Swedish software company Global Gaming Factory has agreed to buy controversial Bittorrent tracker The Pirate Bay in a deal worth £4.7m. Tuesday, 30 June 2009
As part of the deal, Global Gaming Factory’s chief executive Hans Pandeya, pledged that the company would find ways to compensate copyright owners for downloaded material. “We would like to introduce models which entail that content providers and copyright owners get paid for content that is downloaded via the site,” said Pandeya.
Pirate Bay’s four founders were
sentenced in April to one year in jail and ordered to pay damages of £2.1m for running one of the world’s most popular sites for downloading files on the Internet.
Pandeya acknowledged that in order to survive in the future, there will have to be changes at The Pirate Bay. “In order to live on, The Pirate Bay requires a new business model, which satisfies the requirements and needs of all parties, content providers, broadband operators, end users, and the judiciary.
"Content creators and providers need to control their content and get paid for it.
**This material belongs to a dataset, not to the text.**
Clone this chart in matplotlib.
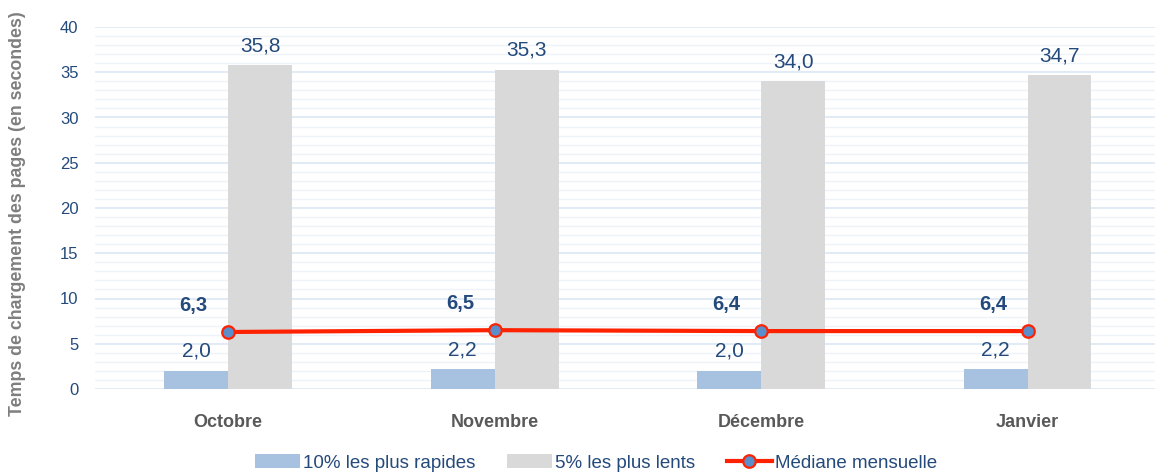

File sharers ´need faster downloads and better quality”.
Global Gaming Factory has also agreed to buy the shares in Peerialism, a company that develops solutions for data distribution and distributed storage on P2P tech.
The Pirate Bay has confirmed the sale, and added: "TPB is being sold for a great bit underneath its value…If the new owners will screw around with the site, nobody will keep using it. That’s the biggest insurance one can have that the site will be run in the way that we all want to".